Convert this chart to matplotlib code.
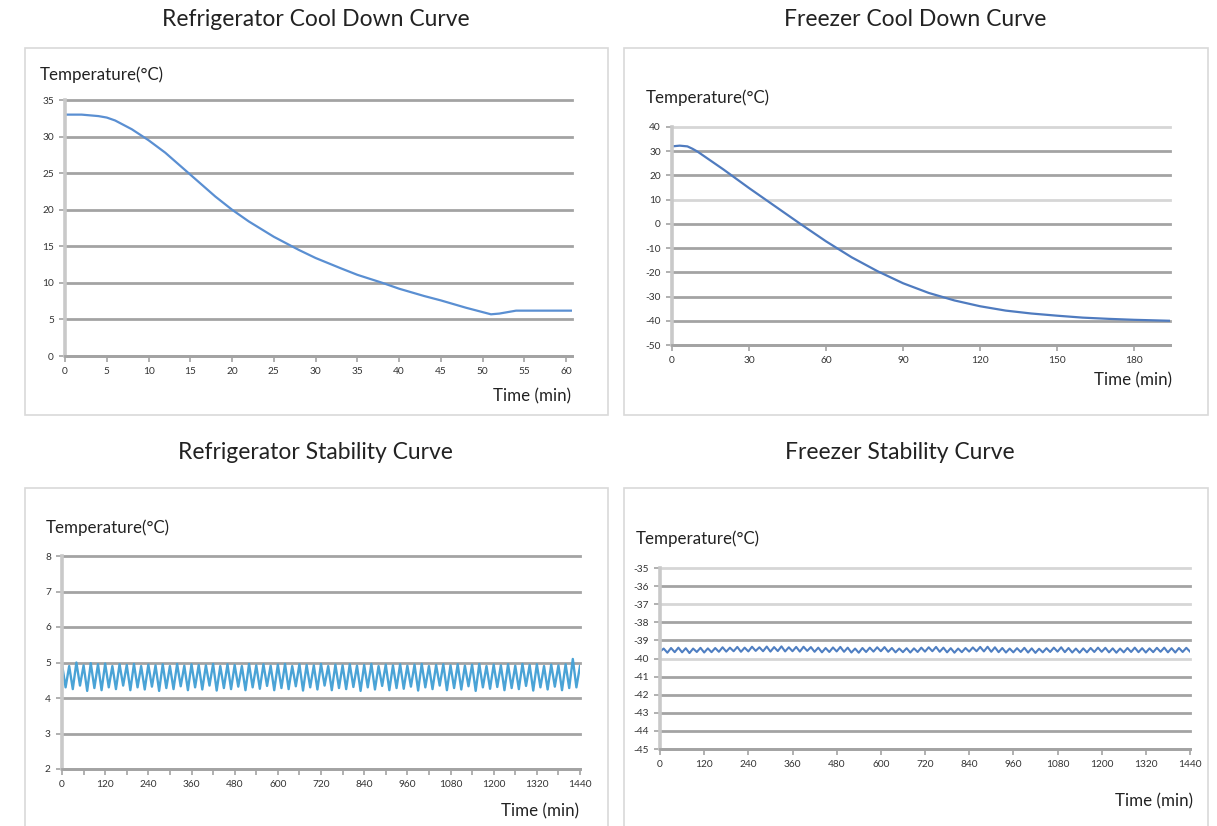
import matplotlib
matplotlib.use("Agg")
import matplotlib.pyplot as plt
from matplotlib.patches import Rectangle
import numpy as np

plt.rcParams['font.family'] = ['Lato', 'DejaVu Sans']
plt.rcParams['axes.unicode_minus'] = False

W, H = 1217, 826

# ---- data ----
fridge_cd_t = [0, 2, 4, 5, 6, 8, 10, 12, 14, 15, 18, 20, 22, 25, 28, 30, 33, 35,
               38, 40, 43, 45, 48, 50, 51, 52, 53, 54, 56, 58, 61]
fridge_cd_temp = [33.0, 33.0, 32.8, 32.6, 32.2, 31.0, 29.5, 27.8, 25.8, 24.8, 21.8,
                  20.0, 18.4, 16.3, 14.5, 13.4, 12.0, 11.1, 10.0, 9.2, 8.2, 7.6,
                  6.6, 6.0, 5.7, 5.8, 6.0, 6.2, 6.2, 6.2, 6.2]

freezer_cd_t = [0, 3, 6, 8, 10, 20, 30, 40, 50, 60, 70, 80, 90, 100, 110, 120,
                130, 140, 150, 160, 170, 180, 194]
freezer_cd_temp = [32.0, 32.3, 32.0, 31.0, 29.8, 22.5, 14.8, 7.4, 0.0, -7.2, -13.8,
                   -19.5, -24.5, -28.5, -31.6, -34.0, -35.8, -37.0, -37.9, -38.7,
                   -39.2, -39.6, -40.0]

stab_t = np.arange(0, 1441, 10)

fridge_stab = [
    4.95, 4.30, 4.90, 4.25, 5.00, 4.35, 4.92, 4.20, 4.98, 4.28, 4.95, 4.22,
    4.97, 4.30, 4.90, 4.25, 4.95, 4.35, 4.93, 4.22, 4.96, 4.30, 4.90, 4.24,
    4.94, 4.32, 4.92, 4.20, 4.95, 4.28, 4.90, 4.25, 4.96, 4.33, 4.91, 4.22,
    4.95, 4.30, 4.93, 4.24, 4.92, 4.35, 4.96, 4.21, 4.90, 4.28, 4.95, 4.25,
    4.93, 4.32, 4.90, 4.22, 4.96, 4.30, 4.92, 4.26, 4.95, 4.34, 4.91, 4.22,
    4.94, 4.28, 4.96, 4.25, 4.90, 4.33, 4.95, 4.21, 4.93, 4.30, 4.92, 4.24,
    4.96, 4.35, 4.90, 4.22, 4.94, 4.28, 4.92, 4.25, 4.95, 4.31, 4.91, 4.20,
    4.93, 4.30, 4.96, 4.24, 4.90, 4.34, 4.94, 4.22, 4.92, 4.28, 4.95, 4.26,
    4.91, 4.32, 4.94, 4.21, 4.96, 4.30, 4.90, 4.25, 4.93, 4.35, 4.95, 4.22,
    4.92, 4.28, 4.95, 4.24, 4.91, 4.33, 4.94, 4.20, 4.96, 4.30, 4.90, 4.26,
    4.94, 4.31, 4.92, 4.22, 4.95, 4.28, 4.91, 4.25, 4.96, 4.34, 4.93, 4.21,
    4.95, 4.30, 4.90, 4.24, 4.94, 4.32, 4.92, 4.22, 4.95, 4.28, 5.10, 4.30,
    4.90]

freezer_stab = [
    -39.62, -39.45, -39.68, -39.42, -39.65, -39.40, -39.66, -39.43, -39.70, -39.45, -39.64, -39.41,
    -39.67, -39.44, -39.65, -39.42, -39.63, -39.38, -39.62, -39.40, -39.60, -39.36, -39.63, -39.40,
    -39.61, -39.35, -39.58, -39.38, -39.60, -39.34, -39.62, -39.37, -39.59, -39.33, -39.61, -39.38,
    -39.60, -39.36, -39.62, -39.35, -39.58, -39.37, -39.63, -39.40, -39.66, -39.42, -39.64, -39.39,
    -39.61, -39.36, -39.63, -39.40, -39.67, -39.45, -39.68, -39.42, -39.64, -39.40, -39.62, -39.38,
    -39.60, -39.37, -39.63, -39.42, -39.66, -39.45, -39.65, -39.43, -39.67, -39.44, -39.64, -39.40,
    -39.62, -39.38, -39.60, -39.36, -39.63, -39.40, -39.66, -39.43, -39.68, -39.45, -39.65, -39.42,
    -39.62, -39.39, -39.60, -39.36, -39.61, -39.35, -39.63, -39.38, -39.65, -39.42, -39.67, -39.45,
    -39.66, -39.43, -39.64, -39.41, -39.67, -39.44, -39.69, -39.46, -39.66, -39.43, -39.64, -39.40,
    -39.62, -39.38, -39.65, -39.42, -39.67, -39.45, -39.68, -39.44, -39.66, -39.42, -39.64, -39.40,
    -39.63, -39.41, -39.66, -39.44, -39.68, -39.45, -39.66, -39.42, -39.64, -39.40, -39.65, -39.43,
    -39.67, -39.44, -39.65, -39.41, -39.63, -39.40, -39.66, -39.43, -39.67, -39.42, -39.64, -39.41,
    -39.62]

titles = ['Refrigerator Cool Down Curve', 'Freezer Cool Down Curve',
          'Refrigerator Stability Curve', 'Freezer Stability Curve']


def fx(x):
    return x / W


def fy(y):
    return 1 - y / H


def make_axes(fig, left, right, top, bottom):
    return fig.add_axes([fx(left), fy(bottom), fx(right - left), (bottom - top) / H])


def style(ax, light=()):
    for s in ['top', 'right']:
        ax.spines[s].set_visible(False)
    ax.spines['left'].set_color('#c9c9c9')
    ax.spines['left'].set_linewidth(2.6)
    ax.spines['bottom'].set_color('#a3a3a3')
    ax.spines['bottom'].set_linewidth(2.0)
    ax.grid(axis='y', color='#a3a3a3', linewidth=2.0)
    for i, gl in enumerate(ax.get_ygridlines()):
        gl.set_clip_on(False)
        if i in light:
            gl.set_color('#d6d6d6')
    ax.tick_params(axis='both', labelsize=7.3, colors='#333333', length=4,
                   width=1.2, pad=4)
    ax.tick_params(axis='both', color='#a3a3a3')
    ax.set_axisbelow(True)


fig = plt.figure(figsize=(W / 100, H / 100), dpi=100)

# panel boxes
for (x0, y0, x1, y1) in [(25, 48, 608, 415), (624, 48, 1208, 415),
                         (25, 488, 608, 840), (624, 488, 1208, 840)]:
    fig.patches.append(Rectangle((fx(x0), fy(y1)), fx(x1 - x0), (y1 - y0) / H,
                                 transform=fig.transFigure, fill=False,
                                 edgecolor='#d9d9d9', linewidth=1.2))

# titles
for (cx, cy), t in zip([(316, 20), (915, 20), (315, 453), (900, 453)], titles):
    fig.text(fx(cx), fy(cy), t, ha='center', va='center', fontsize=16.5, color='#222222')

lab = dict(fontsize=12.2, color='#222222', va='center')

# ---- Refrigerator cool down ----
ax1 = make_axes(fig, 65, 572, 100, 356)
ax1.plot(fridge_cd_t, fridge_cd_temp, color='#5a8fd2', linewidth=1.6)
ax1.set_xlim(0, 60.7)
ax1.set_ylim(0, 35)
ax1.set_xticks(range(0, 61, 5))
ax1.set_yticks(range(0, 36, 5))
style(ax1)
fig.text(fx(40), fy(75), 'Temperature(°C)', ha='left', **lab)
fig.text(fx(571), fy(396), 'Time (min)', ha='right', **lab)

# ---- Freezer cool down ----
ax2 = make_axes(fig, 672, 1170, 127, 345)
ax2.plot(freezer_cd_t, freezer_cd_temp, color='#4f7bbf', linewidth=1.6)
ax2.set_xlim(0, 194)
ax2.set_ylim(-50, 40)
ax2.set_xticks(range(0, 181, 30))
ax2.set_yticks(range(-50, 41, 10))
style(ax2, light=(6, 9))
fig.text(fx(646), fy(98), 'Temperature(°C)', ha='left', **lab)
fig.text(fx(1172), fy(380), 'Time (min)', ha='right', **lab)

# ---- Refrigerator stability ----
ax3 = make_axes(fig, 62, 580, 556, 769)
ax3.plot(stab_t, fridge_stab, color='#4aa3d6', linewidth=1.7)
ax3.set_xlim(0, 1440)
ax3.set_ylim(2, 8)
ax3.set_xticks(range(0, 1441, 120))
ax3.set_xticks(range(0, 1441, 60), minor=True)
ax3.set_yticks(range(2, 9))
style(ax3)
ax3.tick_params(axis='x', which='minor', length=4, width=1.2, color='#a3a3a3')
fig.text(fx(46), fy(528), 'Temperature(°C)', ha='left', **lab)
fig.text(fx(579), fy(811), 'Time (min)', ha='right', **lab)

# ---- Freezer stability ----
ax4 = make_axes(fig, 660, 1190, 568, 749)
ax4.plot(stab_t, freezer_stab, color='#4f7fc2', linewidth=1.5)
ax4.set_xlim(0, 1440)
ax4.set_ylim(-45, -35)
ax4.set_xticks(range(0, 1441, 120))
ax4.set_yticks(range(-45, -34))
style(ax4, light=(5, 8, 10))
fig.text(fx(636), fy(539), 'Temperature(°C)', ha='left', **lab)
fig.text(fx(1193), fy(801), 'Time (min)', ha='right', **lab)

fig.savefig('out.png', dpi=100, facecolor='white')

◇ ◇ ◇ ◇

Task: Restate the material word for word from its first line through the line containing "stab_t = np.arange(0, 1441, 10)", both included; the pictures do not belong in it.

Output for this task:
Convert this chart to matplotlib code.
import matplotlib
matplotlib.use("Agg")
import matplotlib.pyplot as plt
from matplotlib.patches import Rectangle
import numpy as np

plt.rcParams['font.family'] = ['Lato', 'DejaVu Sans']
plt.rcParams['axes.unicode_minus'] = False

W, H = 1217, 826

# ---- data ----
fridge_cd_t = [0, 2, 4, 5, 6, 8, 10, 12, 14, 15, 18, 20, 22, 25, 28, 30, 33, 35,
               38, 40, 43, 45, 48, 50, 51, 52, 53, 54, 56, 58, 61]
fridge_cd_temp = [33.0, 33.0, 32.8, 32.6, 32.2, 31.0, 29.5, 27.8, 25.8, 24.8, 21.8,
                  20.0, 18.4, 16.3, 14.5, 13.4, 12.0, 11.1, 10.0, 9.2, 8.2, 7.6,
                  6.6, 6.0, 5.7, 5.8, 6.0, 6.2, 6.2, 6.2, 6.2]

freezer_cd_t = [0, 3, 6, 8, 10, 20, 30, 40, 50, 60, 70, 80, 90, 100, 110, 120,
                130, 140, 150, 160, 170, 180, 194]
freezer_cd_temp = [32.0, 32.3, 32.0, 31.0, 29.8, 22.5, 14.8, 7.4, 0.0, -7.2, -13.8,
                   -19.5, -24.5, -28.5, -31.6, -34.0, -35.8, -37.0, -37.9, -38.7,
                   -39.2, -39.6, -40.0]

stab_t = np.arange(0, 1441, 10)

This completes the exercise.